WHAT YOU WILL DO: Will you write out the data exactly, excluding every picture?

STORED DATA:
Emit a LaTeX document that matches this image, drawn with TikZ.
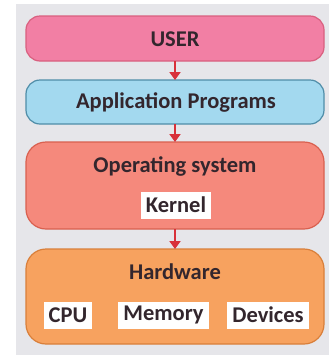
\documentclass[tikz,border=0pt]{standalone}
\usepackage{fontspec}
\setmainfont{Carlito}
\usetikzlibrary{arrows.meta}
\definecolor{bgpanel}{HTML}{E6E6EA}
\definecolor{userfill}{HTML}{F27FA4}
\definecolor{userdraw}{HTML}{D9607F}
\definecolor{appfill}{HTML}{A3D9EF}
\definecolor{appdraw}{HTML}{4F8DA8}
\definecolor{osfill}{HTML}{F5897C}
\definecolor{osdraw}{HTML}{D9604F}
\definecolor{hwfill}{HTML}{F7A25F}
\definecolor{hwdraw}{HTML}{D97F3A}
\definecolor{arrowred}{HTML}{D8313A}
\definecolor{txt}{HTML}{33262D}
\begin{document}
\begin{tikzpicture}[x=1pt,y=-1pt,
  layer/.style={draw, line width=1.2pt, rounded corners=14pt},
  biglayer/.style={layer, rounded corners=20pt},
  lbl/.style={text=txt, font=\bfseries\fontsize{22.5}{24}\selectfont, inner sep=0pt},
  inner/.style={fill=white, text=txt, font=\bfseries\fontsize{22.5}{24}\selectfont, inner xsep=5pt, inner ysep=2pt, minimum height=27pt},
  flow/.style={arrowred, line width=2.2pt, -{Triangle[length=8pt,width=11pt]}}]
\useasboundingbox (0,0) rectangle (332,357);
\fill[bgpanel] (16,4) rectangle (329,355);
% boxes
\draw[layer, fill=userfill, draw=userdraw] (26,16) rectangle (324,61);
\node[lbl] (user) at (175,39) {USER};
\coordinate (userB) at (175,61);
\draw[layer, fill=appfill, draw=appdraw] (26,80) rectangle (324,124);
\node[lbl] (app) at (176,102) {Application Programs};
\coordinate (appT) at (175,80);
\coordinate (appB) at (175,124);
\draw[biglayer, fill=osfill, draw=osdraw] (26,142) rectangle (324,229);
\node[lbl] (os) at (175,166) {Operating system};
\node[inner] (kernel) at (176,205) {Kernel};
\coordinate (osT) at (175,142);
\coordinate (osB) at (175,229);
\draw[biglayer, fill=hwfill, draw=hwdraw] (26,249) rectangle (324,344);
\node[lbl] (hw) at (175,272) {Hardware};
\node[inner] (cpu) at (68,315) {CPU};
\node[inner] (mem) at (163.5,315) {Memory};
\node[inner] (dev) at (268,315) {Devices};
\coordinate (hwT) at (175,249);
% arrows
\draw[flow] (userB) -- (appT);
\draw[flow] (appB) -- (osT);
\draw[flow] (osB) -- (hwT);
\end{tikzpicture}
\end{document}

ANSWER IN FULL:
Emit a LaTeX document that matches this image, drawn with TikZ.
\documentclass[tikz,border=0pt]{standalone}
\usepackage{fontspec}
\setmainfont{Carlito}
\usetikzlibrary{arrows.meta}
\definecolor{bgpanel}{HTML}{E6E6EA}
\definecolor{userfill}{HTML}{F27FA4}
\definecolor{userdraw}{HTML}{D9607F}
\definecolor{appfill}{HTML}{A3D9EF}
\definecolor{appdraw}{HTML}{4F8DA8}
\definecolor{osfill}{HTML}{F5897C}
\definecolor{osdraw}{HTML}{D9604F}
\definecolor{hwfill}{HTML}{F7A25F}
\definecolor{hwdraw}{HTML}{D97F3A}
\definecolor{arrowred}{HTML}{D8313A}
\definecolor{txt}{HTML}{33262D}
\begin{document}
\begin{tikzpicture}[x=1pt,y=-1pt,
  layer/.style={draw, line width=1.2pt, rounded corners=14pt},
  biglayer/.style={layer, rounded corners=20pt},
  lbl/.style={text=txt, font=\bfseries\fontsize{22.5}{24}\selectfont, inner sep=0pt},
  inner/.style={fill=white, text=txt, font=\bfseries\fontsize{22.5}{24}\selectfont, inner xsep=5pt, inner ysep=2pt, minimum height=27pt},
  flow/.style={arrowred, line width=2.2pt, -{Triangle[length=8pt,width=11pt]}}]
\useasboundingbox (0,0) rectangle (332,357);
\fill[bgpanel] (16,4) rectangle (329,355);
% boxes
\draw[layer, fill=userfill, draw=userdraw] (26,16) rectangle (324,61);
\node[lbl] (user) at (175,39) {USER};
\coordinate (userB) at (175,61);
\draw[layer, fill=appfill, draw=appdraw] (26,80) rectangle (324,124);
\node[lbl] (app) at (176,102) {Application Programs};
\coordinate (appT) at (175,80);
\coordinate (appB) at (175,124);
\draw[biglayer, fill=osfill, draw=osdraw] (26,142) rectangle (324,229);
\node[lbl] (os) at (175,166) {Operating system};
\node[inner] (kernel) at (176,205) {Kernel};
\coordinate (osT) at (175,142);
\coordinate (osB) at (175,229);
\draw[biglayer, fill=hwfill, draw=hwdraw] (26,249) rectangle (324,344);
\node[lbl] (hw) at (175,272) {Hardware};
\node[inner] (cpu) at (68,315) {CPU};
\node[inner] (mem) at (163.5,315) {Memory};
\node[inner] (dev) at (268,315) {Devices};
\coordinate (hwT) at (175,249);
% arrows
\draw[flow] (userB) -- (appT);
\draw[flow] (appB) -- (osT);
\draw[flow] (osB) -- (hwT);
\end{tikzpicture}
\end{document}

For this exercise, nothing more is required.